* To be done *
Carry none of the pictures over; write out the complete data exactly.

* Available data *
..........
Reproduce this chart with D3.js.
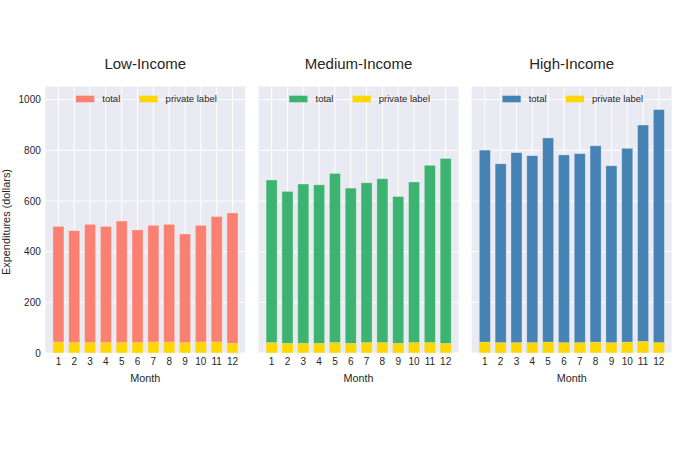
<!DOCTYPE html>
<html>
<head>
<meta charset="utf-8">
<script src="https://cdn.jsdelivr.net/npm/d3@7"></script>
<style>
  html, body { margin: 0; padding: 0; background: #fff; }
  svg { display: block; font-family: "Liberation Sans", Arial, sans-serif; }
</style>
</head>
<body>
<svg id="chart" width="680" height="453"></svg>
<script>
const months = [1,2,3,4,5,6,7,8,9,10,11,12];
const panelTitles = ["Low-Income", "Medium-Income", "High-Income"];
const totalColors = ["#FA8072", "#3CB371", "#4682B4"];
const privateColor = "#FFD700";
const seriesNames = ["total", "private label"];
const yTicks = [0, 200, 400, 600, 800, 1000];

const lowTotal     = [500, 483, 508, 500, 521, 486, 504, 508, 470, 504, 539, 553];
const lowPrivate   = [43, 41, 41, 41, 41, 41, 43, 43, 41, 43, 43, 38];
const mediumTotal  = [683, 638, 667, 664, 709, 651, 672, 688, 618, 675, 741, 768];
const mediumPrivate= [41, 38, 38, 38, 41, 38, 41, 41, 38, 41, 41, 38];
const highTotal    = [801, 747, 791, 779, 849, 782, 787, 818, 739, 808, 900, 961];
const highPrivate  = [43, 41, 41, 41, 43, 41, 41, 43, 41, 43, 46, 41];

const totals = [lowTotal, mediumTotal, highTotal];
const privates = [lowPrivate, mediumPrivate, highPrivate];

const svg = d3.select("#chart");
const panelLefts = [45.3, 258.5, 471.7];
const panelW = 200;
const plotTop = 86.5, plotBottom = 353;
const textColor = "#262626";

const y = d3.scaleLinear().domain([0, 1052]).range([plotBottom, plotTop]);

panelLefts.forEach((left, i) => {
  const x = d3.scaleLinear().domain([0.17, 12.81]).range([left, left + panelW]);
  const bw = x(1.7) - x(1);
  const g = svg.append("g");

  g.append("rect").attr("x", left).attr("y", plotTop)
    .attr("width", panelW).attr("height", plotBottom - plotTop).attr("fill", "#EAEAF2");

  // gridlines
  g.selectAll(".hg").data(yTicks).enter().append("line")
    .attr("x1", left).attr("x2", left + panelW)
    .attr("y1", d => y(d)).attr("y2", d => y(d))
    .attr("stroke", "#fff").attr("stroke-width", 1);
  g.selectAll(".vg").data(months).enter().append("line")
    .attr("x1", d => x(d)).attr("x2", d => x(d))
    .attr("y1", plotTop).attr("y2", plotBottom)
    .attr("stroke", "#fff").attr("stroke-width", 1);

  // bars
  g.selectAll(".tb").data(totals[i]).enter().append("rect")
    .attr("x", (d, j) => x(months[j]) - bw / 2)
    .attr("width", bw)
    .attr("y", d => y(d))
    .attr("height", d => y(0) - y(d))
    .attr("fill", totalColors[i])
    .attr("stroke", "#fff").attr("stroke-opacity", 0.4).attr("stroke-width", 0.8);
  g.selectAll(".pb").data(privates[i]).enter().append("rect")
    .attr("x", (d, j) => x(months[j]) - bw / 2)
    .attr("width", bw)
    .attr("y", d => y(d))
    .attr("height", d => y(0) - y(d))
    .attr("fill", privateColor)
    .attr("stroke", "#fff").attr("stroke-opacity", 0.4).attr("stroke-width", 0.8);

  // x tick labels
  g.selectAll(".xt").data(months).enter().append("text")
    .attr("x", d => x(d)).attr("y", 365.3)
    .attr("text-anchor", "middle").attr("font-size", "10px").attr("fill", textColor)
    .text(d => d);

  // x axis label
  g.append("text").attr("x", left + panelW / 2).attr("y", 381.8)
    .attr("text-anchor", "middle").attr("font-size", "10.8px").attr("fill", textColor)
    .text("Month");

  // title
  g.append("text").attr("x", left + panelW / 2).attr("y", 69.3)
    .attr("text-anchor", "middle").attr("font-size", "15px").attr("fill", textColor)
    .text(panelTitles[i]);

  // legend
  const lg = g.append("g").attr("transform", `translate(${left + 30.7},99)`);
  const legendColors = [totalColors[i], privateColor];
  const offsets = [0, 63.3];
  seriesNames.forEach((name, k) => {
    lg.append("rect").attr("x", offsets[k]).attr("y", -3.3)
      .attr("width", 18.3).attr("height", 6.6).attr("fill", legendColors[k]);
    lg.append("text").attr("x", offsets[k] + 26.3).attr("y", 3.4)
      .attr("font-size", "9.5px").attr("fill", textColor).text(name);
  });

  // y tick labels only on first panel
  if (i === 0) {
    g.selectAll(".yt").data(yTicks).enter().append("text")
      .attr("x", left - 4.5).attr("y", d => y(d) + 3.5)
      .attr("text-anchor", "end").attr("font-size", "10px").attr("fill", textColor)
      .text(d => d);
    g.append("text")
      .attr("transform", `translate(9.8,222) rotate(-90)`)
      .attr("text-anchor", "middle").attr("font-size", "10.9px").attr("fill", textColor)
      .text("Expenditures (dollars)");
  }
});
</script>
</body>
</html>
..........
* Result *
Reproduce this chart with D3.js.
<!DOCTYPE html>
<html>
<head>
<meta charset="utf-8">
<script src="https://cdn.jsdelivr.net/npm/d3@7"></script>
<style>
  html, body { margin: 0; padding: 0; background: #fff; }
  svg { display: block; font-family: "Liberation Sans", Arial, sans-serif; }
</style>
</head>
<body>
<svg id="chart" width="680" height="453"></svg>
<script>
const months = [1,2,3,4,5,6,7,8,9,10,11,12];
const panelTitles = ["Low-Income", "Medium-Income", "High-Income"];
const totalColors = ["#FA8072", "#3CB371", "#4682B4"];
const privateColor = "#FFD700";
const seriesNames = ["total", "private label"];
const yTicks = [0, 200, 400, 600, 800, 1000];

const lowTotal     = [500, 483, 508, 500, 521, 486, 504, 508, 470, 504, 539, 553];
const lowPrivate   = [43, 41, 41, 41, 41, 41, 43, 43, 41, 43, 43, 38];
const mediumTotal  = [683, 638, 667, 664, 709, 651, 672, 688, 618, 675, 741, 768];
const mediumPrivate= [41, 38, 38, 38, 41, 38, 41, 41, 38, 41, 41, 38];
const highTotal    = [801, 747, 791, 779, 849, 782, 787, 818, 739, 808, 900, 961];
const highPrivate  = [43, 41, 41, 41, 43, 41, 41, 43, 41, 43, 46, 41];

const totals = [lowTotal, mediumTotal, highTotal];
const privates = [lowPrivate, mediumPrivate, highPrivate];

const svg = d3.select("#chart");
const panelLefts = [45.3, 258.5, 471.7];
const panelW = 200;
const plotTop = 86.5, plotBottom = 353;
const textColor = "#262626";

const y = d3.scaleLinear().domain([0, 1052]).range([plotBottom, plotTop]);

panelLefts.forEach((left, i) => {
  const x = d3.scaleLinear().domain([0.17, 12.81]).range([left, left + panelW]);
  const bw = x(1.7) - x(1);
  const g = svg.append("g");

  g.append("rect").attr("x", left).attr("y", plotTop)
    .attr("width", panelW).attr("height", plotBottom - plotTop).attr("fill", "#EAEAF2");

  // gridlines
  g.selectAll(".hg").data(yTicks).enter().append("line")
    .attr("x1", left).attr("x2", left + panelW)
    .attr("y1", d => y(d)).attr("y2", d => y(d))
    .attr("stroke", "#fff").attr("stroke-width", 1);
  g.selectAll(".vg").data(months).enter().append("line")
    .attr("x1", d => x(d)).attr("x2", d => x(d))
    .attr("y1", plotTop).attr("y2", plotBottom)
    .attr("stroke", "#fff").attr("stroke-width", 1);

  // bars
  g.selectAll(".tb").data(totals[i]).enter().append("rect")
    .attr("x", (d, j) => x(months[j]) - bw / 2)
    .attr("width", bw)
    .attr("y", d => y(d))
    .attr("height", d => y(0) - y(d))
    .attr("fill", totalColors[i])
    .attr("stroke", "#fff").attr("stroke-opacity", 0.4).attr("stroke-width", 0.8);
  g.selectAll(".pb").data(privates[i]).enter().append("rect")
    .attr("x", (d, j) => x(months[j]) - bw / 2)
    .attr("width", bw)
    .attr("y", d => y(d))
    .attr("height", d => y(0) - y(d))
    .attr("fill", privateColor)
    .attr("stroke", "#fff").attr("stroke-opacity", 0.4).attr("stroke-width", 0.8);

  // x tick labels
  g.selectAll(".xt").data(months).enter().append("text")
    .attr("x", d => x(d)).attr("y", 365.3)
    .attr("text-anchor", "middle").attr("font-size", "10px").attr("fill", textColor)
    .text(d => d);

  // x axis label
  g.append("text").attr("x", left + panelW / 2).attr("y", 381.8)
    .attr("text-anchor", "middle").attr("font-size", "10.8px").attr("fill", textColor)
    .text("Month");

  // title
  g.append("text").attr("x", left + panelW / 2).attr("y", 69.3)
    .attr("text-anchor", "middle").attr("font-size", "15px").attr("fill", textColor)
    .text(panelTitles[i]);

  // legend
  const lg = g.append("g").attr("transform", `translate(${left + 30.7},99)`);
  const legendColors = [totalColors[i], privateColor];
  const offsets = [0, 63.3];
  seriesNames.forEach((name, k) => {
    lg.append("rect").attr("x", offsets[k]).attr("y", -3.3)
      .attr("width", 18.3).attr("height", 6.6).attr("fill", legendColors[k]);
    lg.append("text").attr("x", offsets[k] + 26.3).attr("y", 3.4)
      .attr("font-size", "9.5px").attr("fill", textColor).text(name);
  });

  // y tick labels only on first panel
  if (i === 0) {
    g.selectAll(".yt").data(yTicks).enter().append("text")
      .attr("x", left - 4.5).attr("y", d => y(d) + 3.5)
      .attr("text-anchor", "end").attr("font-size", "10px").attr("fill", textColor)
      .text(d => d);
    g.append("text")
      .attr("transform", `translate(9.8,222) rotate(-90)`)
      .attr("text-anchor", "middle").attr("font-size", "10.9px").attr("fill", textColor)
      .text("Expenditures (dollars)");
  }
});
</script>
</body>
</html>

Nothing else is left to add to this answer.